MINNEAPOLIS (WCCO) -- This is a love story about a grape, a woman, and German wine. They all came together for Bill Hooper one night at the Turf Club in St. Paul about 15 years ago.

"It was great. I kind of charmed her," Hooper said.

At the time, he was in his 20s, working in the wine industry in the Twin Cities. He was the wine buyer for Zipp's Liquors in Minneapolis.

"I kind of cut my teeth on the more esoteric wines," he said.

Something drew him to German wines, especially Riesling.

"Number one, it's delicious," he laughed. "There's a lot of minerality, fruit, aroma, but more than anything they're really fun to drink."

After Zipp's, Hooper worked for local distributors, including The Wine Company, but that one night at the Turf Club he met a young woman who was a German citizen, studying in the Twin Cities.

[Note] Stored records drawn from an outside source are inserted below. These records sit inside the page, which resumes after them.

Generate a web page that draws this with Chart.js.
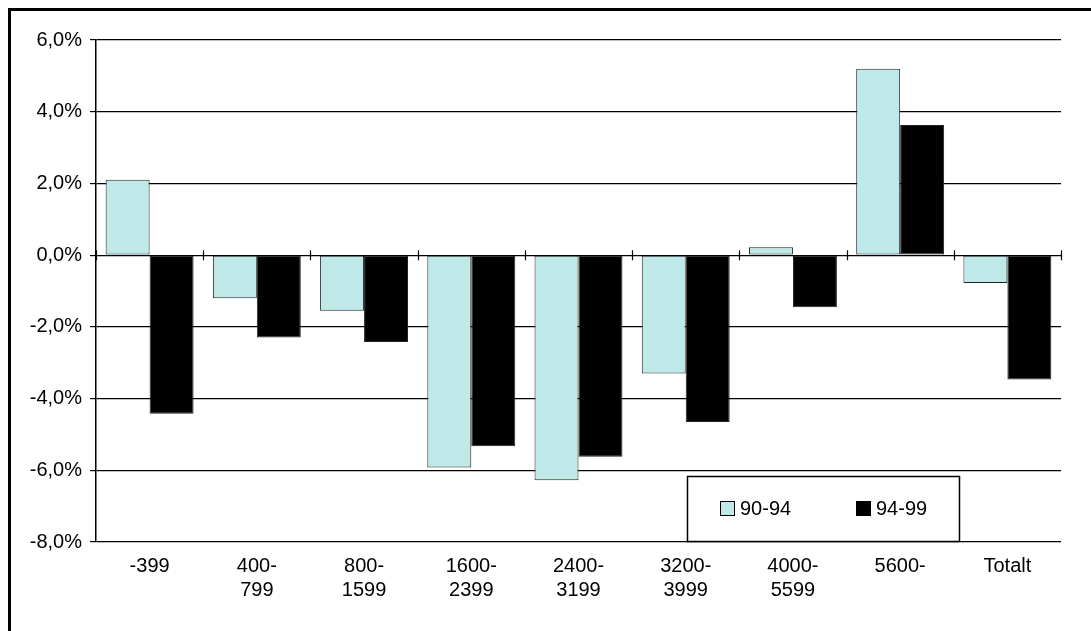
<!DOCTYPE html>
<html>
<head>
<meta charset="utf-8">
<script src="https://cdn.jsdelivr.net/npm/chart.js@4"></script>
<style>
  html, body { margin: 0; padding: 0; background: #fff; }
  #wrap { width: 1091px; height: 631px; position: relative; }
</style>
</head>
<body>
<div id="wrap"><canvas id="chart" width="1091" height="631"></canvas></div>
<script>
// Categories (income groups) and the two period series
const categories = [['-399'], ['400-', '799'], ['800-', '1599'], ['1600-', '2399'], ['2400-', '3199'], ['3200-', '3999'], ['4000-', '5599'], ['5600-'], ['Totalt']];
const seriesNames = ['90-94', '94-99'];
const values9094 = [2.1, -1.2, -1.55, -5.92, -6.28, -3.3, 0.22, 5.2, -0.78];
const values9499 = [-4.42, -2.3, -2.42, -5.33, -5.62, -4.65, -1.45, 3.63, -3.47];
const yTicks = [-8, -6, -4, -2, 0, 2, 4, 6];

const FONT = '"Liberation Sans", Arial, sans-serif';

// frame around the picture (only top/left edges are visible in the crop)
const framePlugin = {
    id: 'frame',
    beforeDraw(chart) {
        const ctx = chart.ctx;
        ctx.save();
        ctx.fillStyle = '#fff';
        ctx.fillRect(0, 0, chart.width, chart.height);
        ctx.fillStyle = '#000';
        ctx.fillRect(8, 8, chart.width - 8, 3);
        ctx.fillRect(8, 8, 3, chart.height - 8);
        ctx.restore();
    },
    afterDatasetsDraw(chart) {
        // small ticks crossing the zero line at category boundaries
        const ctx = chart.ctx;
        const x = chart.scales.x;
        const y0 = chart.scales.y.getPixelForValue(0);
        ctx.save();
        ctx.strokeStyle = '#000';
        ctx.lineWidth = 1.2;
        ctx.beginPath();
        for (let i = 0; i <= categories.length; i++) {
            const px = Math.round(x.left + (x.right - x.left) * i / categories.length) + 0.5;
            ctx.moveTo(px, y0 - 5);
            ctx.lineTo(px, y0 + 5);
        }
        ctx.stroke();
        ctx.restore();
    },
    afterDraw(chart) {
        // legend box inside the plot area
        const ctx = chart.ctx;
        const ds = chart.data.datasets;
        const bx = 687, by = 476, bw = 272, bh = 65;
        ctx.save();
        ctx.fillStyle = '#fff';
        ctx.fillRect(bx, by, bw, bh);
        ctx.strokeStyle = '#000';
        ctx.lineWidth = 1.5;
        ctx.strokeRect(bx + 0.5, by + 0.5, bw, bh);
        ctx.font = '20px ' + FONT;
        ctx.textBaseline = 'middle';
        const items = [{ x: 720 }, { x: 856 }];
        items.forEach((it, i) => {
            ctx.fillStyle = ds[i].backgroundColor;
            ctx.fillRect(it.x, 501, 14, 14);
            ctx.strokeStyle = '#000';
            ctx.lineWidth = 1;
            ctx.strokeRect(it.x + 0.5, 501.5, 14, 14);
            ctx.fillStyle = '#000';
            ctx.fillText(ds[i].label, it.x + 20, 509);
        });
        ctx.restore();
    }
};

new Chart(document.getElementById('chart'), {
    type: 'bar',
    data: {
        labels: categories,
        datasets: [{
            label: seriesNames[0],
            data: values9094,
            backgroundColor: '#BFE9E8',
            borderColor: '#222',
            borderWidth: 1,
            borderSkipped: false
        }, {
            label: seriesNames[1],
            data: values9499,
            backgroundColor: '#000',
            borderColor: '#222',
            borderWidth: 1,
            borderSkipped: false
        }]
    },
    options: {
        responsive: false,
        animation: false,
        layout: { padding: { left: 0, top: 40, right: 30, bottom: 0 } },
        datasets: { bar: { categoryPercentage: 0.82, barPercentage: 1.0 } },
        scales: {
            x: {
                grid: { display: false, drawTicks: false },
                border: { display: false },
                ticks: {
                    color: '#000',
                    font: { family: FONT, size: 20, lineHeight: 1.2 },
                    padding: 12,
                    maxRotation: 0,
                    autoSkip: false
                },
                afterFit(scale) { scale.height = 89; }
            },
            y: {
                min: -8,
                max: 6,
                afterBuildTicks(scale) { scale.ticks = yTicks.map(v => ({ value: v })); },
                grid: { color: '#000', lineWidth: 1.2, tickLength: 6, drawTicks: true },
                border: { display: true, color: '#000', width: 1.5 },
                ticks: {
                    color: '#000',
                    font: { family: FONT, size: 20 },
                    padding: 8,
                    callback: v => v.toFixed(1).replace('.', ',') + '%'
                },
                afterFit(scale) { scale.width = 96; }
            }
        },
        plugins: {
            legend: { display: false },
            tooltip: { enabled: false }
        }
    },
    plugins: [framePlugin]
});
</script>
</body>
</html>
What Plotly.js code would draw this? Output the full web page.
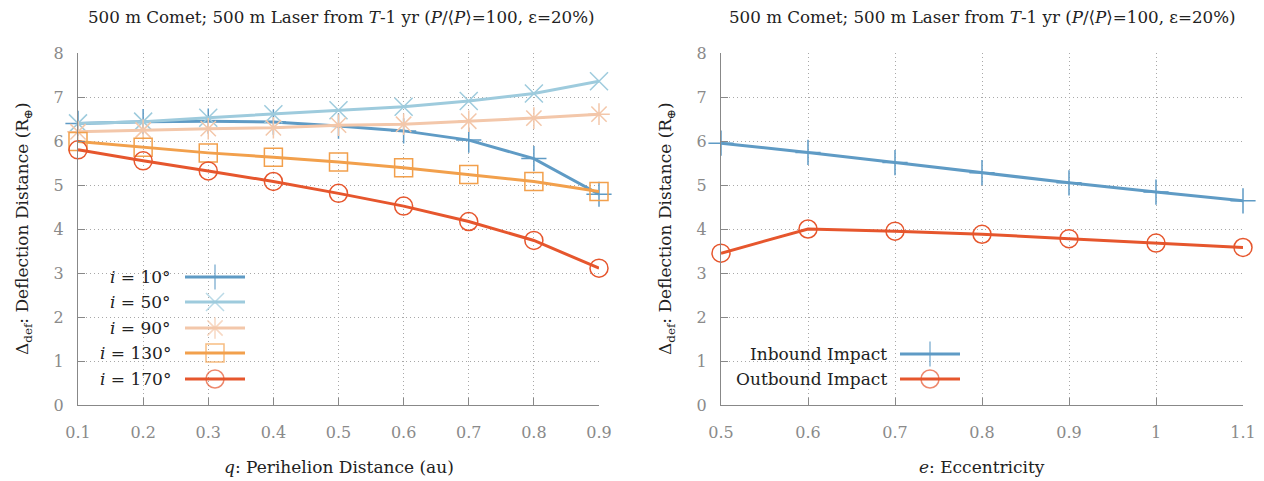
<!DOCTYPE html>
<html>
<head>
<meta charset="utf-8">
<script src="https://cdn.plot.ly/plotly-3.0.1.min.js"></script>
<style>html,body{margin:0;padding:0;background:#fff;}#chart{width:1264px;height:481px;}</style>
</head>
<body>
<div id="chart"></div>
<script>
// ---- data ----
const qValues = [0.1, 0.2, 0.3, 0.4, 0.5, 0.6, 0.7, 0.8, 0.9];
const incl10  = [6.40, 6.44, 6.45, 6.43, 6.34, 6.23, 6.02, 5.60, 4.79];
const incl50  = [6.40, 6.44, 6.53, 6.61, 6.70, 6.78, 6.91, 7.08, 7.36];
const incl90  = [6.21, 6.25, 6.28, 6.30, 6.36, 6.38, 6.45, 6.52, 6.61];
const incl130 = [5.99, 5.86, 5.73, 5.63, 5.52, 5.39, 5.24, 5.08, 4.85];
const incl170 = [5.80, 5.55, 5.32, 5.08, 4.81, 4.52, 4.17, 3.74, 3.11];
const inclLabels = ['10°', '50°', '90°', '130°', '170°'];

const eValues  = [0.5, 0.6, 0.7, 0.8, 0.9, 1.0, 1.1];
const inbound  = [5.95, 5.74, 5.51, 5.28, 5.05, 4.84, 4.64];
const outbound = [3.45, 4.00, 3.95, 3.88, 3.78, 3.68, 3.58];
const impactLabels = ['Inbound Impact', 'Outbound Impact'];

const titleText = '500 m Comet; 500 m Laser from <i>T</i>-1 yr (<i>P</i>/⟨<i>P</i>⟩=100, ε=20%)';

// ---- styles ----
const W = 1264, H = 481;
const serif = 'DejaVu Serif';
const c10 = '#5f9bc5', c50 = '#9ecbdd', c90 = '#f3c7aa', c130 = '#f2a04c', c170 = '#e6562d';
const leftSeries = [
  {y: incl10,  color: c10,  sym: 'cross-thin'},
  {y: incl50,  color: c50,  sym: 'x-thin'},
  {y: incl90,  color: c90,  sym: 'asterisk-open'},
  {y: incl130, color: c130, sym: 'square-open'},
  {y: incl170, color: c170, sym: 'circle-open'}
];
const rightSeries = [
  {y: inbound,  color: c10,  sym: 'cross-thin'},
  {y: outbound, color: c170, sym: 'circle-open'}
];
const MS = 18;

const traces = [];
function mk(s) { return {size: MS, symbol: s.sym, color: s.color, line: {color: s.color, width: 1.5}}; }
leftSeries.forEach(s => traces.push({
  x: qValues, y: s.y, xaxis: 'x', yaxis: 'y', type: 'scatter', mode: 'lines+markers',
  line: {color: s.color, width: 3}, marker: mk(s), cliponaxis: false, showlegend: false, hoverinfo: 'skip'
}));
rightSeries.forEach(s => traces.push({
  x: eValues, y: s.y, xaxis: 'x2', yaxis: 'y2', type: 'scatter', mode: 'lines+markers',
  line: {color: s.color, width: 3}, marker: mk(s), cliponaxis: false, showlegend: false, hoverinfo: 'skip'
}));

// legend keys drawn on a pixel overlay axis
const annotations = [];
function legendRow(x0, yPix, textRight, label, s) {
  traces.push({
    x: [x0, x0 + 30, x0 + 60], y: [yPix, yPix, yPix], xaxis: 'x3', yaxis: 'y3', type: 'scatter',
    mode: 'lines+markers', line: {color: s.color, width: 3},
    marker: {size: [0, MS, 0], symbol: s.sym, color: s.color, line: {color: s.color, width: 1.5}},
    cliponaxis: false, showlegend: false, hoverinfo: 'skip'
  });
  annotations.push({xref: 'x3', yref: 'y3', x: textRight, y: yPix, xanchor: 'right', yanchor: 'middle',
    text: label, showarrow: false, font: {family: serif, size: 17, color: '#222'}});
}
const leftRows = [277, 302, 328, 353, 379];
leftSeries.forEach((s, k) => legendRow(185, leftRows[k], 173, '<i>i</i> = ' + inclLabels[k], s));
const rightRows = [354, 379];
rightSeries.forEach((s, k) => legendRow(900, rightRows[k], 889, impactLabels[k], s));

// titles
const tf = {family: serif, size: 16.7, color: '#222'};
const af = {family: serif, size: 17, color: '#222'};
annotations.push({xref: 'x3', yref: 'y3', x: 341, y: 17, text: titleText, showarrow: false,
  xanchor: 'center', yanchor: 'middle', font: tf});
annotations.push({xref: 'x3', yref: 'y3', x: 982, y: 17, text: titleText, showarrow: false,
  xanchor: 'center', yanchor: 'middle', font: tf});
annotations.push({xref: 'x3', yref: 'y3', x: 339, y: 467, text: '<i>q</i>: Perihelion Distance (au)', showarrow: false,
  xanchor: 'center', yanchor: 'middle', font: af});
annotations.push({xref: 'x3', yref: 'y3', x: 982, y: 467, text: '<i>e</i>: Eccentricity', showarrow: false,
  xanchor: 'center', yanchor: 'middle', font: af});
const yTitle = 'Δ<sub>def</sub>: Deflection Distance (R<sub>⊕</sub>)';
annotations.push({xref: 'x3', yref: 'y3', x: 23, y: 229, text: yTitle, showarrow: false, textangle: -90,
  xanchor: 'center', yanchor: 'middle', font: af});
annotations.push({xref: 'x3', yref: 'y3', x: 666, y: 229, text: yTitle, showarrow: false, textangle: -90,
  xanchor: 'center', yanchor: 'middle', font: af});

const yDom = [(H - 405) / H, (H - 53) / H];
const axBase = {
  showgrid: true, gridcolor: '#a8a8a8', gridwidth: 1, griddash: '1px,3px',
  showline: true, linecolor: '#888', linewidth: 1.2, mirror: false,
  ticks: 'inside', ticklen: 7, tickcolor: '#888', tickwidth: 1,
  tickfont: {family: serif, size: 16, color: '#8a8a8a'}, zeroline: false, fixedrange: true
};
const layout = {
  width: W, height: H, margin: {l: 0, r: 0, t: 0, b: 0},
  paper_bgcolor: '#fff', plot_bgcolor: 'rgba(0,0,0,0)', showlegend: false,
  xaxis: Object.assign({}, axBase, {domain: [78 / W, 599 / W], range: [0.1, 0.9], tick0: 0.1, dtick: 0.1, anchor: 'y', ticklabelstandoff: 13}),
  yaxis: Object.assign({}, axBase, {domain: yDom, range: [0, 8], dtick: 1, anchor: 'x', ticklabelstandoff: 10}),
  xaxis2: Object.assign({}, axBase, {domain: [721 / W, 1243 / W], range: [0.5, 1.1], tick0: 0.5, dtick: 0.1, anchor: 'y2', ticklabelstandoff: 13}),
  yaxis2: Object.assign({}, axBase, {domain: yDom, range: [0, 8], dtick: 1, anchor: 'x2', ticklabelstandoff: 10}),
  xaxis3: {domain: [0, 1], range: [0, W], visible: false, fixedrange: true, anchor: 'y3'},
  yaxis3: {domain: [0, 1], range: [H, 0], visible: false, fixedrange: true, anchor: 'x3'},
  annotations: annotations
};
Plotly.newPlot('chart', traces, layout, {displayModeBar: false, staticPlot: true});
</script>
</body>
</html>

"My love for German wine didn't hurt," he laughed.

The two ended up falling in love, getting married, and having children. Then in May 2010, they moved to Germany in pursuit of knowledge to help him someday open his own winery in the United States.

"Going to school in tandem of working with wineries, you learn the practical side of things and the theoretic," Hooper said.

After training with some of the best winemakers in the Pfalz region and graduating from school, Hooper and his family decided to move back to the United States, searching for the perfect place to open his own winery. He landed in Willamette Valley of Oregon and opened Winebau Paetra.

"Certainly the climate and soil were perfect," said Hooper, "The Willamette Valley checked all our boxes. Great wine culture out there."

Hooper brought his German knowledge to a unique form of farming in Oregon: he thinks the leaves in his grape plants carefully to expose grape clusters to sunlight which can lead to the flavor profile he wants. It's labor-intensive -- he can spend 50 hours per acre pruning, 50 hours per acre thinning the leaves.

"This is one of the great stories we like to tell," said Patty Douglas, sales manager for The Wine Company, Paetra's Minnesota importer. "The style, the way he makes it, those aren't usual techniques used in the United States to make really authentic Riesling."

In early May 2018, Hooper walked the aisles of the store he used to work at, and saw his own Paetra Riseling on the shelves.

"You know what, it's emotional," he said.

He's just on his third vintage, but Hooper's wines have a balance and depth of flavor that's impressing the critics, perhaps all because of that one night at the Turf Club.

"I didn't marry her because of this," he laughed, "But who knows? I should go to the Turf Club right now and thank all those guys."

You can find Paetra at 1010 Washington Wine & Spirits, Solo Vino, Zipp's, Lake Wine & Cheese North Loop, Liquor Barn and on restaurant lists at Spoon & Stable, Bellecour, Nightingale, and Alma, to name a few. The Rieslings retail from $20 to $30. He also makes a rose of pinot noir for $20 to $25, and a pinot noir around $35.